11 Responses to “Independent 8020 / Klingsor”

  1. Kathryn's Dad says:

    I liked this one a lot – got very little on the first pass, and solving wasn’t helped by a grid meaning it was effectively four separate puzzles. Managed it in the end with a little judicious help from the ‘check’ button.

    I specially liked the surfaces for 2dn and the cheeky one for 19dn. POMADE was also good. Would never have parsed TRAFFIC WARDENS or ALL SOULS DAY, so thanks for those two.

    I did know LA DONNA E MOBILE, despite never having seen an opera in my life. The tune has been adopted by football terraces across the land. When Roy Keane was manager of Sunderland and Jose Mourinho was manager of Chelsea, the Stadium of Light came up with:

    Who needs Mourinho?
    We’ve got Roy Keane-o
    Who needs Mourinho?
    We’ve got Roy Keane-o

    And so on ad nauseam. Just proving that the beautiful game can overlap with high culture.

    Why does a = are in the clue for RECTORS, please?

    Thanks to Klingsor and B&J.

  2. Polly says:

    I would guess that ‘are’ in the clue for RECTORS is a hundredth of a hectare and would be abbreviated ‘a’ (as is ‘acre’).

  3. nmsindy says:

    Yes, I thought this was a very pleasing puzzle with some of the excellent surfaces and misdirection one associates with Klingsor. Esp liked AGEISM, NOTATED, CLASS-CONSCIOUS, SHOW-OFF. Not an esp difficult puzzle – many thanks B&J and Klingsor.

  4. Klingsor says:

    Many thanks to Bert and Joyce for the excellent blog. It’s always nice to get positive feedback but just as important (if not more so) is to know that one’s clues can be understood correctly by competent solvers.

    The use of “are” is just as Polly explains. It’s probably an abbreviation that’s really more suited to Azeds and the like, but it’s a useful one when all other indications for A lead to gibberish. I try to use it sparingly.

    Thanks again, Klingsor.

  5. Sil van den Hoek says:

    An excellent crossword, though not as hard as a Klingsor can be.
    While I had the ‘mobile’ part of 5d early on, it did not ring enough bells to get a song.
    But then, Ah!: LA DONNA E MOBILE, one of my late father’s favourites. The b-side of a single he had (and put on the turntable very often), the a-side being Questa O Quella – or was it the other way around?

    3d’s SHOW-OFF (very nice) was quickly found since I also solved today’s Crucible …. (which hasn’t been blogged so far).
    Btw, a musical puzzle in which 5d would be wholly appropriate.

    Today IAMBIC, yesterday (Brendan, on ‘the other side’) IAMBICS.

    I think the long across ones, ALL SOULS DAY and TRAFFIC WARDENS, are stunning clues.

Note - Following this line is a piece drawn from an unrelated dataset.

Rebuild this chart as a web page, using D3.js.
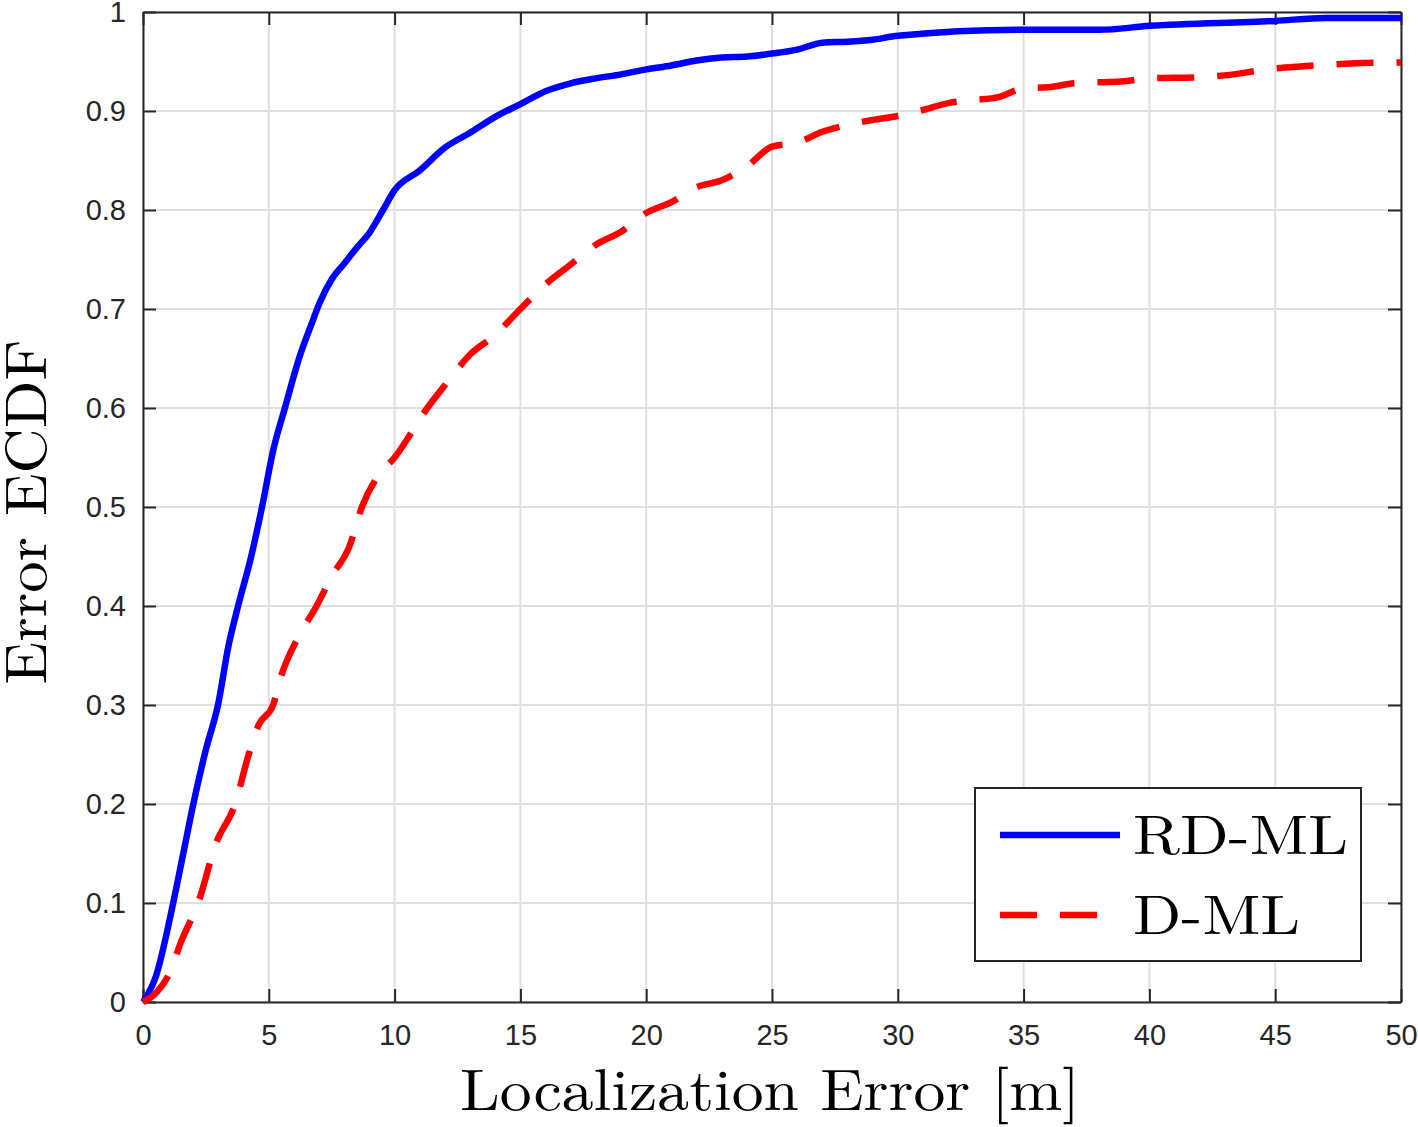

And AGEISM is a, er, gem too.

    B&J, needed your splendid blog for understanding COUNTENANCE.

    To cite RCW, thanks all!

  6. Dormouse says:

    Another day of completing it with a large number of guesses. 15ac was obviously going to be “traffic wardens” and I got the gist of how the clue works, but I seem to have kept on looking at the wrong mix of words and letters for the anagram. And my first guess for 17ac was “peroxide blonde” but then I saw how the clue worked and changed my answer.

    And no electronic help but I did use Chambers at the end and boobed. 1ac was the last in and having all the crossing letters I thumbed through Chambers for words starting a-e and quickly spotted “ageist” which I thought was so obviously right I didn’t think it through.

    I did like 20dn.

  7. Wil Ransome says:

    Excellent crossword. I thought 15ac was quite outstanding. Only one quibble: in 13dn, how on earth is ‘coined’ an anagram indicator? For something to be an anagram indicator there must be an indication of some kind of disturbance, I should have thought. Perhaps there is some sense of ‘coined’ of which I am unaware.

  8. flashling says:

    @wil I took coined as “a new usage of” hence an anagrind, nice tricky but gettable with a bit of effort from Klingsor, cheers B&J still supporting/exploiting the Greek economy??

  9. Klingsor says:

    Wil, “coin” is defined as “to fabricate” (verb transitive) in Chambers. So “coined” = fabricated. Not sure I like it myself too much but it does the job. Ish.

  10. Bertandjoyce says:

    Thanks Klingsor for stopping by and everyone else for the comments. Yes, flashling we are still supporting the Greek economy so we are out of sync with UK time and not able to reply during the day – or later at night!

    Having read Eileen’s blog this morning before we set off on a walk, we hope all is well on the 225 front with Gaufrid and Schuua.

  11. JollySwagman says:

    Thanks K and B&J – enjoyed this greatly – it just kept on giving.

    “Mobile” for “phone” was a doh-ahah-haha moment. I had the B and couldn’t get BELL out of my head.